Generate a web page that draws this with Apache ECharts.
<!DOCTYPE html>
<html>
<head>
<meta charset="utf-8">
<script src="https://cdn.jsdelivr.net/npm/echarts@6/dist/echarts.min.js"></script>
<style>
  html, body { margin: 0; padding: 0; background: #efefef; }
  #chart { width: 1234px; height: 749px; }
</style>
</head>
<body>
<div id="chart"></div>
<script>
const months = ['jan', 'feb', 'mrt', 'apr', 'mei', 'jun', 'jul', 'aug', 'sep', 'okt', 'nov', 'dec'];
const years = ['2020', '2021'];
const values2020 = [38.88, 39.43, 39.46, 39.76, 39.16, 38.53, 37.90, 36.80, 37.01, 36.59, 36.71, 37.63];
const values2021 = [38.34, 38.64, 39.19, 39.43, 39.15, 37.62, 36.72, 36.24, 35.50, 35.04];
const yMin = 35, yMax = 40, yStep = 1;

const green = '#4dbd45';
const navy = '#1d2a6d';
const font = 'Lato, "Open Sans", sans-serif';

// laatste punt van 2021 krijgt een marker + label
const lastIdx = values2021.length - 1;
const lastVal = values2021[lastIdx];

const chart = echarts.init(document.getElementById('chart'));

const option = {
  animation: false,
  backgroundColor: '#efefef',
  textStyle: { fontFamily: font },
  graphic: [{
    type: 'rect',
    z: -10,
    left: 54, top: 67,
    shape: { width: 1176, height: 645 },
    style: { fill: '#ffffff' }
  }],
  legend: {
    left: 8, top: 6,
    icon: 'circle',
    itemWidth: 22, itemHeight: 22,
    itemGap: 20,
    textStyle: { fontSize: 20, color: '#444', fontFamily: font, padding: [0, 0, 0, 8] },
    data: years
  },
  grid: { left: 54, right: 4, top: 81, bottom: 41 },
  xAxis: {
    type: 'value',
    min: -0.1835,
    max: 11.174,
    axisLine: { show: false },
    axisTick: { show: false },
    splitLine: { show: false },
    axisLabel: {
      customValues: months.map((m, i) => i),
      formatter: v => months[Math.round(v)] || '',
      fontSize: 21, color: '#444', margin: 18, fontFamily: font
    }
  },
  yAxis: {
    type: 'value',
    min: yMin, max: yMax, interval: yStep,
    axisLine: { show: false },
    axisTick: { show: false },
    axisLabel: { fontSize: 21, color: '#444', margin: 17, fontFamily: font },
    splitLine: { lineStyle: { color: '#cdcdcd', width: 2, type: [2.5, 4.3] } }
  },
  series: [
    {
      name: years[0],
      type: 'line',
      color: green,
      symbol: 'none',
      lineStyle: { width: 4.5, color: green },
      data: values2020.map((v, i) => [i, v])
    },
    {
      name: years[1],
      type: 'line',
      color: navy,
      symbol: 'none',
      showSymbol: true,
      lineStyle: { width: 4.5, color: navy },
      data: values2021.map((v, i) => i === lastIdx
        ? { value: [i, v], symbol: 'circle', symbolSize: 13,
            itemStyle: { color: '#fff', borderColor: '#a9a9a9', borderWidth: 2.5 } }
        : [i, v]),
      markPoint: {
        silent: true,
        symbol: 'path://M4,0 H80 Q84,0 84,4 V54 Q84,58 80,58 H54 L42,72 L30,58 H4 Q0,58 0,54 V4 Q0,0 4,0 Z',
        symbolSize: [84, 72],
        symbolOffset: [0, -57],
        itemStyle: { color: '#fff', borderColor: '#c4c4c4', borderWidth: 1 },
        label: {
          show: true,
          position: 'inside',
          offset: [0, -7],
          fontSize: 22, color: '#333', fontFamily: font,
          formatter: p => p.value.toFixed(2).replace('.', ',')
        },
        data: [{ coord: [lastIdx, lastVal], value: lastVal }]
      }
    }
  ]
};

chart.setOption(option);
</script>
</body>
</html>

§ SHORT EXERCISE: Each line of the material above needs to be quoted exactly, please.

§ EXERCISE OUTPUT:
Generate a web page that draws this with Apache ECharts.
<!DOCTYPE html>
<html>
<head>
<meta charset="utf-8">
<script src="https://cdn.jsdelivr.net/npm/echarts@6/dist/echarts.min.js"></script>
<style>
  html, body { margin: 0; padding: 0; background: #efefef; }
  #chart { width: 1234px; height: 749px; }
</style>
</head>
<body>
<div id="chart"></div>
<script>
const months = ['jan', 'feb', 'mrt', 'apr', 'mei', 'jun', 'jul', 'aug', 'sep', 'okt', 'nov', 'dec'];
const years = ['2020', '2021'];
const values2020 = [38.88, 39.43, 39.46, 39.76, 39.16, 38.53, 37.90, 36.80, 37.01, 36.59, 36.71, 37.63];
const values2021 = [38.34, 38.64, 39.19, 39.43, 39.15, 37.62, 36.72, 36.24, 35.50, 35.04];
const yMin = 35, yMax = 40, yStep = 1;

const green = '#4dbd45';
const navy = '#1d2a6d';
const font = 'Lato, "Open Sans", sans-serif';

// laatste punt van 2021 krijgt een marker + label
const lastIdx = values2021.length - 1;
const lastVal = values2021[lastIdx];

const chart = echarts.init(document.getElementById('chart'));

const option = {
  animation: false,
  backgroundColor: '#efefef',
  textStyle: { fontFamily: font },
  graphic: [{
    type: 'rect',
    z: -10,
    left: 54, top: 67,
    shape: { width: 1176, height: 645 },
    style: { fill: '#ffffff' }
  }],
  legend: {
    left: 8, top: 6,
    icon: 'circle',
    itemWidth: 22, itemHeight: 22,
    itemGap: 20,
    textStyle: { fontSize: 20, color: '#444', fontFamily: font, padding: [0, 0, 0, 8] },
    data: years
  },
  grid: { left: 54, right: 4, top: 81, bottom: 41 },
  xAxis: {
    type: 'value',
    min: -0.1835,
    max: 11.174,
    axisLine: { show: false },
    axisTick: { show: false },
    splitLine: { show: false },
    axisLabel: {
      customValues: months.map((m, i) => i),
      formatter: v => months[Math.round(v)] || '',
      fontSize: 21, color: '#444', margin: 18, fontFamily: font
    }
  },
  yAxis: {
    type: 'value',
    min: yMin, max: yMax, interval: yStep,
    axisLine: { show: false },
    axisTick: { show: false },
    axisLabel: { fontSize: 21, color: '#444', margin: 17, fontFamily: font },
    splitLine: { lineStyle: { color: '#cdcdcd', width: 2, type: [2.5, 4.3] } }
  },
  series: [
    {
      name: years[0],
      type: 'line',
      color: green,
      symbol: 'none',
      lineStyle: { width: 4.5, color: green },
      data: values2020.map((v, i) => [i, v])
    },
    {
      name: years[1],
      type: 'line',
      color: navy,
      symbol: 'none',
      showSymbol: true,
      lineStyle: { width: 4.5, color: navy },
      data: values2021.map((v, i) => i === lastIdx
        ? { value: [i, v], symbol: 'circle', symbolSize: 13,
            itemStyle: { color: '#fff', borderColor: '#a9a9a9', borderWidth: 2.5 } }
        : [i, v]),
      markPoint: {
        silent: true,
        symbol: 'path://M4,0 H80 Q84,0 84,4 V54 Q84,58 80,58 H54 L42,72 L30,58 H4 Q0,58 0,54 V4 Q0,0 4,0 Z',
        symbolSize: [84, 72],
        symbolOffset: [0, -57],
        itemStyle: { color: '#fff', borderColor: '#c4c4c4', borderWidth: 1 },
        label: {
          show: true,
          position: 'inside',
          offset: [0, -7],
          fontSize: 22, color: '#333', fontFamily: font,
          formatter: p => p.value.toFixed(2).replace('.', ',')
        },
        data: [{ coord: [lastIdx, lastVal], value: lastVal }]
      }
    }
  ]
};

chart.setOption(option);
</script>
</body>
</html>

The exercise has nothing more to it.